Female writers and directors, impatient with male-dominated Shakespeare, are offering us fresh perspectives. In Manchester you can currently see Queen Margaret (★★★☆☆), which is Jeanie O’Hare’s presentation of the Wars of the Roses from Margaret of Anjou’s viewpoint, and othellomacbeth (★★★★☆), Jude Christian’s radical take on two of Shakespeare’s great tragedies. Even if the results are mixed, the productions offer plenty to chew on and are part of an inevitable historical process.

O’Hare’s method is to take the events of the Henry VI trilogy and, blending Shakespeare’s language with her own pastiche pentameters, put Margaret centre stage. Arriving in England from France as the bartered bride of the young, weak, holy Henry VI, she finds herself turning from despised outsider into an active power broker and militant warrior, as the realm dissolves into chaos. Jade Anouka plays her with wit, resource and energy, making the point that Margaret becomes profoundly English only to discover that her adopted country has – in a possible nod towards Brexit – “made a shameful conquest of itself”.

There are two problems, however, with O’Hare’s approach. By showing Margaret in constant dialogue with Joan of Arc, who oddly wants both revenge on her tormentors and the divinity of the throne protected, O’Hare dilutes the agency of her central character. Telescoping the events of a trilogy into a three-hour evening also produces, by the time we get to the battles of Towton and Tewkesbury, a sense of exhaustion.

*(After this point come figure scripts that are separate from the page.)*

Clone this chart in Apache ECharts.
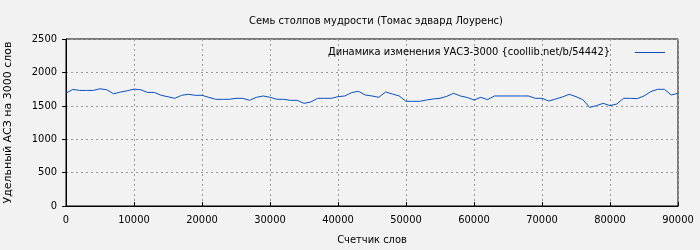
<!DOCTYPE html>
<html>
<head>
<meta charset="utf-8">
<script src="https://cdn.jsdelivr.net/npm/echarts@6/dist/echarts.min.js"></script>
<style>
html,body{margin:0;padding:0;background:#f2f2f2;}
#c{width:700px;height:250px;}
</style>
</head>
<body>
<div id="c"></div>
<script>
var chartTitle = 'Семь столпов мудрости (Томас эдвард Лоуренс)';
var seriesName = 'Динамика изменения УАСЗ-3000 {coollib.net/b/54442}';
var xName = 'Счетчик слов';
var yName = 'Удельный АСЗ на 3000 слов';
var wordCounts = [0,1000,2000,3000,4000,5000,6000,7000,8000,9000,
  10000,11000,12000,13000,14000,15000,16000,17000,18000,19000,
  20000,21000,22000,23000,24000,25000,26000,27000,28000,29000,
  30000,31000,32000,33000,34000,35000,36000,37000,38000,39000,
  40000,41000,42000,43000,44000,45000,46000,47000,48000,49000,
  50000,51000,52000,53000,54000,55000,56000,57000,58000,59000,
  60000,61000,62000,63000,64000,65000,66000,67000,68000,69000,
  70000,71000,72000,73000,74000,75000,76000,77000,78000,79000,
  80000,81000,82000,83000,84000,85000,86000,87000,88000,89000,90000];
var asValues = [1690,1745,1730,1730,1730,1755,1740,1680,1705,1725,
  1750,1740,1700,1700,1657,1635,1612,1657,1672,1657,
  1657,1627,1597,1597,1597,1612,1612,1582,1627,1647,
  1627,1597,1597,1582,1582,1537,1557,1612,1612,1612,
  1637,1647,1697,1717,1662,1647,1627,1707,1677,1647,
  1567,1567,1567,1587,1602,1612,1642,1687,1647,1625,
  1587,1627,1592,1647,1647,1647,1647,1647,1647,1612,
  1612,1572,1602,1632,1672,1637,1592,1477,1502,1537,
  1502,1527,1612,1612,1607,1647,1712,1747,1747,1662,1687];

var data = wordCounts.map(function(x,i){return [x, asValues[i]];});
var font = 'DejaVu Sans Condensed, DejaVu Sans';
var plain = function(v){return String(v);};
var chart = echarts.init(document.getElementById('c'), null, {renderer:'canvas'});
chart.setOption({
  backgroundColor:'#f2f2f2',
  animation:false,
  title:{text:chartTitle,left:371,top:11,textAlign:'center',
    textStyle:{fontFamily:font,fontSize:11,fontWeight:'normal',color:'#000'}},
  legend:{right:30,top:42,align:'right',icon:'rect',itemWidth:30,itemHeight:1,
    textStyle:{fontFamily:font,fontSize:11,color:'#000',padding:[0,20,0,0]},
    data:[{name:seriesName}]},
  grid:{left:66,right:22,top:39,bottom:44,outerBoundsMode:'none',containLabel:false,
    show:true,borderColor:'#000',borderWidth:1,backgroundColor:'transparent'},
  xAxis:{type:'value',min:0,max:90000,interval:10000,
    name:xName,nameLocation:'middle',nameGap:29,
    nameTextStyle:{fontFamily:font,fontSize:11,color:'#000'},
    axisLine:{lineStyle:{color:'#000'}},
    axisTick:{inside:true,length:4,lineStyle:{color:'#000'}},
    axisLabel:{fontFamily:font,fontSize:11,color:'#000',margin:9,formatter:plain},
    splitLine:{show:true,lineStyle:{color:'#999',type:[2,3]}}},
  yAxis:{type:'value',min:0,max:2500,interval:500,
    name:yName,nameLocation:'middle',nameGap:52,
    nameTextStyle:{fontFamily:'DejaVu Sans',fontSize:11,color:'#000'},
    axisLine:{lineStyle:{color:'#000'}},
    axisTick:{length:4,lineStyle:{color:'#000'}},
    axisLabel:{fontFamily:font,fontSize:11,color:'#000',margin:9,formatter:plain},
    splitLine:{show:true,lineStyle:{color:'#999',type:[2,3]}}},
  series:[{name:seriesName,type:'line',data:data,symbol:'none',
    lineStyle:{color:'#0a4fbf',width:1},itemStyle:{color:'#0a4fbf'}}]
});
</script>
</body>
</html>
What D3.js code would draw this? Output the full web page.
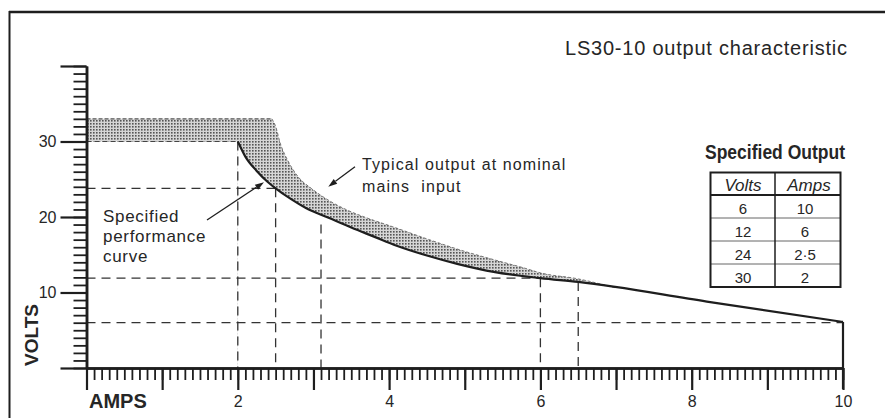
<!DOCTYPE html>
<html><head><meta charset="utf-8">
<script src="https://cdn.jsdelivr.net/npm/d3@7"></script>
<style>
body{margin:0;background:#fff}
svg{display:block}
text{font-family:"Liberation Sans",Arial,Helvetica,sans-serif;fill:#262626}
</style>
</head><body><svg id="c" width="885" height="418"></svg>
<script>
// ---- data ----
const chartTitle = "LS30-10 output characteristic";
const xLabelTicks = [2, 4, 6, 8, 10];
const yLabelTicks = [10, 20, 30];
// specified performance curve (solid)
const specAmps  = [2.0, 2.1, 2.25, 2.4, 2.5, 2.7, 2.9, 3.2, 3.5, 3.8, 4.1, 4.5, 4.9, 5.4, 6.0, 6.5, 8.2, 10.0];
const specVolts = [30.0, 28.0, 26.1, 24.6, 23.8, 22.4, 21.2, 19.9, 18.6, 17.4, 16.2, 14.9, 13.8, 12.7, 11.9, 11.4, 8.8, 6.1];
const specFlatVolts = 30, specFlatEndAmps = 2.0;
// typical output at nominal mains input (upper edge of shaded band)
const typAmps  = [2.45, 2.5, 2.56, 2.66, 2.8, 2.97, 3.17, 3.45, 3.7, 4.05, 4.5, 4.95, 5.4, 5.8, 6.0, 6.5, 7.0];
const typVolts = [33.0, 32.0, 29.8, 27.5, 25.3, 23.8, 22.4, 20.9, 19.9, 18.7, 17.1, 15.6, 14.3, 13.2, 12.6, 11.8, 10.6];
const typFlatVolts = 33, typFlatEndAmps = 2.45;
// dashed guide lines
const guideHVolts   = [23.8, 11.9, 6];
const guideHEndAmps = [2.5, 6.0, 10];
const guideVAmps    = [2.0, 2.5, 3.1, 6.0, 6.5];
const guideVTopVolts= [30, 23.8, 19.0, 11.9, 11.4];
// table
const tableHeader = ["Volts", "Amps"];
const tableVolts = ["6", "12", "24", "30"];
const tableAmps  = ["10", "6", "2·5", "2"];

// ---- drawing ----
const svg = d3.select("#c");
const x = d3.scaleLinear().domain([0, 10]).range([86.5, 843]);
const y = d3.scaleLinear().domain([0, 40]).range([368, 66]);
const ink = "#1e1e1e";

const defs = svg.append("defs");
const pat = defs.append("pattern").attr("id", "dots").attr("patternUnits", "userSpaceOnUse")
  .attr("width", 3).attr("height", 3);
pat.append("rect").attr("width", 3).attr("height", 3).attr("fill", "#d6d6d6");
pat.append("rect").attr("width", 1.6).attr("height", 1.6).attr("fill", "#555");

// frame
svg.append("line").attr("x1", 9).attr("x2", 885).attr("y1", 12).attr("y2", 12).attr("stroke", ink).attr("stroke-width", 2.5);
svg.append("line").attr("x1", 9.5).attr("x2", 9.5).attr("y1", 11).attr("y2", 418).attr("stroke", ink).attr("stroke-width", 2);

const spec = specAmps.map((a, i) => [a, specVolts[i]]);
const typ = typAmps.map((a, i) => [a, typVolts[i]]);

// shaded band: area under typical, then white area under spec
const areaGen = d3.area().x(d => x(d[0])).y0(y(0)).y1(d => y(d[1])).curve(d3.curveMonotoneX);
svg.append("rect").attr("x", x(0)).attr("y", y(typFlatVolts)).attr("width", x(typFlatEndAmps) - x(0))
  .attr("height", y(0) - y(typFlatVolts)).attr("fill", "url(#dots)");
svg.append("path").datum(typ).attr("d", areaGen).attr("fill", "url(#dots)");
svg.append("rect").attr("x", x(0)).attr("y", y(specFlatVolts)).attr("width", x(specFlatEndAmps) - x(0))
  .attr("height", y(0) - y(specFlatVolts)).attr("fill", "#fff");
svg.append("path").datum(spec).attr("d", areaGen).attr("fill", "#fff");

// band edges
const straight = d3.line().x(d => x(d[0])).y(d => y(d[1]));
const lineGen = d3.line().x(d => x(d[0])).y(d => y(d[1])).curve(d3.curveMonotoneX);
svg.append("path").datum([[0, typFlatVolts], [typFlatEndAmps, typFlatVolts]]).attr("d", straight)
  .attr("stroke", "#555").attr("stroke-width", 1.2).attr("stroke-dasharray", "4,2").attr("fill", "none");
svg.append("path").datum(typ).attr("d", lineGen)
  .attr("stroke", "#777").attr("stroke-width", 1).attr("stroke-dasharray", "3,2").attr("fill", "none");
svg.append("path").datum([[0, specFlatVolts], [specFlatEndAmps, specFlatVolts]]).attr("d", straight)
  .attr("stroke", "#444").attr("stroke-width", 1.2).attr("stroke-dasharray", "5,3").attr("fill", "none");

// dashed guides
const g = svg.append("g").attr("stroke", "#333").attr("stroke-width", 1.3).attr("stroke-dasharray", "9,6");
guideHVolts.forEach((v, i) => {
  g.append("line").attr("x1", x(0)).attr("x2", x(guideHEndAmps[i])).attr("y1", y(v)).attr("y2", y(v));
});
guideVAmps.forEach((a, i) => {
  g.append("line").attr("x1", x(a)).attr("x2", x(a)).attr("y1", y(guideVTopVolts[i])).attr("y2", y(0));
});

// spec curve
svg.append("path").datum(spec).attr("d", lineGen).attr("stroke", ink).attr("stroke-width", 2.2).attr("fill", "none");
svg.append("line").attr("x1", x(10)).attr("x2", x(10)).attr("y1", y(specVolts[specVolts.length - 1])).attr("y2", 389)
  .attr("stroke", ink).attr("stroke-width", 2.2);

// y axis
const yMinor = d3.axisLeft(y).tickValues(d3.range(0, 41)).tickSize(13).tickSizeOuter(0).tickFormat("");
const yMajor = d3.axisLeft(y).tickValues([0, 10, 20, 30, 40]).tickSize(26).tickSizeOuter(0).tickPadding(4)
  .tickFormat(d => yLabelTicks.includes(d) ? d : "");
const gyMinor = svg.append("g").attr("transform", `translate(${x(0)},0)`).call(yMinor);
const gyMajor = svg.append("g").attr("transform", `translate(${x(0)},0)`).call(yMajor);
[gyMinor, gyMajor].forEach(gg => {
  gg.selectAll("line").attr("stroke", ink).attr("stroke-width", 1.8);
  gg.select(".domain").attr("stroke", ink).attr("stroke-width", 2.5);
});
gyMajor.selectAll("line").attr("stroke-width", 2.2);
gyMajor.selectAll("text").attr("font-size", 16).attr("fill", "#333").attr("font-family", "Liberation Sans, Arial, sans-serif");

// x axis
const xMinor = d3.axisBottom(x).tickValues(d3.range(0, 101).map(i => i / 10)).tickSize(12).tickSizeOuter(0).tickFormat("");
const xMajor = d3.axisBottom(x).tickValues(d3.range(0, 11)).tickSize(22).tickSizeOuter(0).tickPadding(6)
  .tickFormat(d => xLabelTicks.includes(d) ? d : "");
const gxMinor = svg.append("g").attr("transform", `translate(0,${y(0)})`).call(xMinor);
const gxMajor = svg.append("g").attr("transform", `translate(0,${y(0)})`).call(xMajor);
[gxMinor, gxMajor].forEach(gg => {
  gg.selectAll("line").attr("stroke", ink).attr("stroke-width", 1.8);
  gg.select(".domain").attr("stroke", ink).attr("stroke-width", 2.5);
});
gxMajor.selectAll("line").attr("stroke-width", 2.2);
gxMajor.selectAll("text").attr("font-size", 16).attr("fill", "#333").attr("font-family", "Liberation Sans, Arial, sans-serif");

// axis titles
svg.append("text").attr("transform", "translate(31,335) rotate(-90)").attr("text-anchor", "middle")
  .attr("dominant-baseline", "central").attr("font-size", 19).attr("font-weight", "bold").text("VOLTS");
svg.append("text").attr("x", 89).attr("y", 408).attr("font-size", 20).attr("font-weight", "bold").text("AMPS");

// title
svg.append("text").attr("x", 565).attr("y", 55).attr("font-size", 20).attr("textLength", 282)
  .attr("lengthAdjust", "spacing").text(chartTitle);

// annotations
const ann1 = ["Specified", "performance", "curve"];
ann1.forEach((t, i) => svg.append("text").attr("x", 103).attr("y", 222 + i * 20).attr("font-size", 17)
  .attr("letter-spacing", 0.7).text(t));
const ann2 = ["Typical output at nominal", "mains  input"];
ann2.forEach((t, i) => svg.append("text").attr("x", 362).attr("y", 170 + i * 21.5).attr("font-size", 16)
  .attr("letter-spacing", 1.1).style("white-space", "pre").text(t));

// arrows (in data units)
const arrows = [
  {from: [1.593, 19.6], to: [2.346, 24.6]},
  {from: [3.549, 26.66], to: [3.196, 24.01]}
];
arrows.forEach(a => {
  const x1 = x(a.from[0]), y1 = y(a.from[1]), x2 = x(a.to[0]), y2 = y(a.to[1]);
  const ang = Math.atan2(y2 - y1, x2 - x1);
  const L = 9, W = 3;
  const bx = x2 - L * Math.cos(ang), by = y2 - L * Math.sin(ang);
  svg.append("line").attr("x1", x1).attr("y1", y1).attr("x2", bx).attr("y2", by).attr("stroke", ink).attr("stroke-width", 1.3);
  svg.append("path").attr("d", `M${x2},${y2}L${bx - W * Math.sin(ang)},${by + W * Math.cos(ang)}L${bx + W * Math.sin(ang)},${by - W * Math.cos(ang)}Z`).attr("fill", ink);
});

// table
svg.append("text").attr("x", 705).attr("y", 159).attr("font-size", 21).attr("font-weight", "bold")
  .attr("textLength", 140).attr("lengthAdjust", "spacingAndGlyphs").text("Specified Output");
const tX0 = 710.5, tX1 = 840.5, tMid = 775, tY0 = 172.5, tHead = 195, rowH = 23;
const rowsY = tableVolts.map((_, i) => tHead + i * rowH);
rowsY.slice(1).forEach(ry => svg.append("line").attr("x1", tX0).attr("x2", tX1).attr("y1", ry).attr("y2", ry)
  .attr("stroke", "#666").attr("stroke-width", 1));
svg.append("line").attr("x1", tX0).attr("x2", tX1).attr("y1", tHead).attr("y2", tHead).attr("stroke", ink).attr("stroke-width", 2);
svg.append("line").attr("x1", tMid).attr("x2", tMid).attr("y1", tY0).attr("y2", tHead + 4 * rowH).attr("stroke", ink).attr("stroke-width", 1.5);
svg.append("rect").attr("x", tX0).attr("y", tY0).attr("width", tX1 - tX0).attr("height", tHead + 4 * rowH - tY0)
  .attr("fill", "none").attr("stroke", ink).attr("stroke-width", 2);
svg.append("text").attr("x", 743).attr("y", 191).attr("text-anchor", "middle").attr("font-size", 17).attr("font-style", "italic").text(tableHeader[0]);
svg.append("text").attr("x", 809).attr("y", 191).attr("text-anchor", "middle").attr("font-size", 17).attr("font-style", "italic").text(tableHeader[1]);
tableVolts.forEach((v, i) => {
  svg.append("text").attr("x", 743).attr("y", rowsY[i] + 18.5).attr("text-anchor", "middle").attr("font-size", 15).attr("fill", "#333").text(v);
  svg.append("text").attr("x", 805).attr("y", rowsY[i] + 18.5).attr("text-anchor", "middle").attr("font-size", 15).attr("fill", "#333").text(tableAmps[i]);
});
</script>
</body></html>
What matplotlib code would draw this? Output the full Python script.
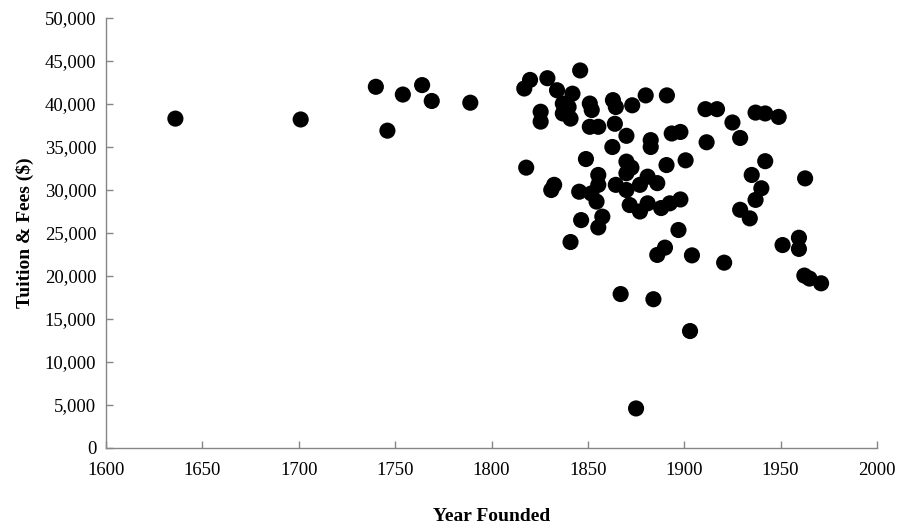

Elizabeth Freestone directs with clarity and there is good work from Helena Lymbery as a choric commentator and Lorraine Bruce as a throne-hungry York, but I ended up feeling that I had not learned enough new about Margaret’s embattled isolation and that the action needed more room to breathe.

Astonishing … Caroline Faber as Lady Macbeth and Sandy Grierson as Macbeth in othellomacbeth at Home, Manchester. Photograph: Helen Murray

Compression is also at the heart of Jude Christian’s othellomacbeth, which offers us 70-minute versions of each play and which shows women turned from victims into instruments of revenge. I didn’t care much for Othello, which is played in front of a sheet-metal curtain and which, by drastically curtailing Iago’s role, turns the hero into a crazed wife-abuser. It does, however, yield one magical moment at the end when Desdemona (an exceptionally spirited Kirsten Foster), Emilia and Bianca join forces in singing a variation of Anjana Vasan’s Oh Sister and transmogrifying into the Witches in Macbeth.

What follows is one of the clearest, most compelling versions of the play I have seen in a long while. Played in a black box with a single, Godot-like tree in the background, it keeps the Witches on stage throughout: there are even links with the previous play, as when Foster seizes a handkerchief from the bloodied hand of Ery Nzaramba’s Banquo who earlier was Othello. The astonishing thing is that Sandy Grierson as Macbeth still has licence to explore the character’s descent from ambitious thane into murderous tyrant: at the same time we are never allowed to lose sight of Caroline Faber’s Lady Macbeth who, even when marginalised by her husband, sits nursing an empty shawl.

Christian captures the play’s propulsive action but her boldest idea is to suggest that the Witches – Foster, Kezrena James and Melissa Johns – are not just subconscious stimuli but permanent embodiments of women’s grief, rage and capacity for power. A familiar text is visibly refreshed by being seen from a feminist angle.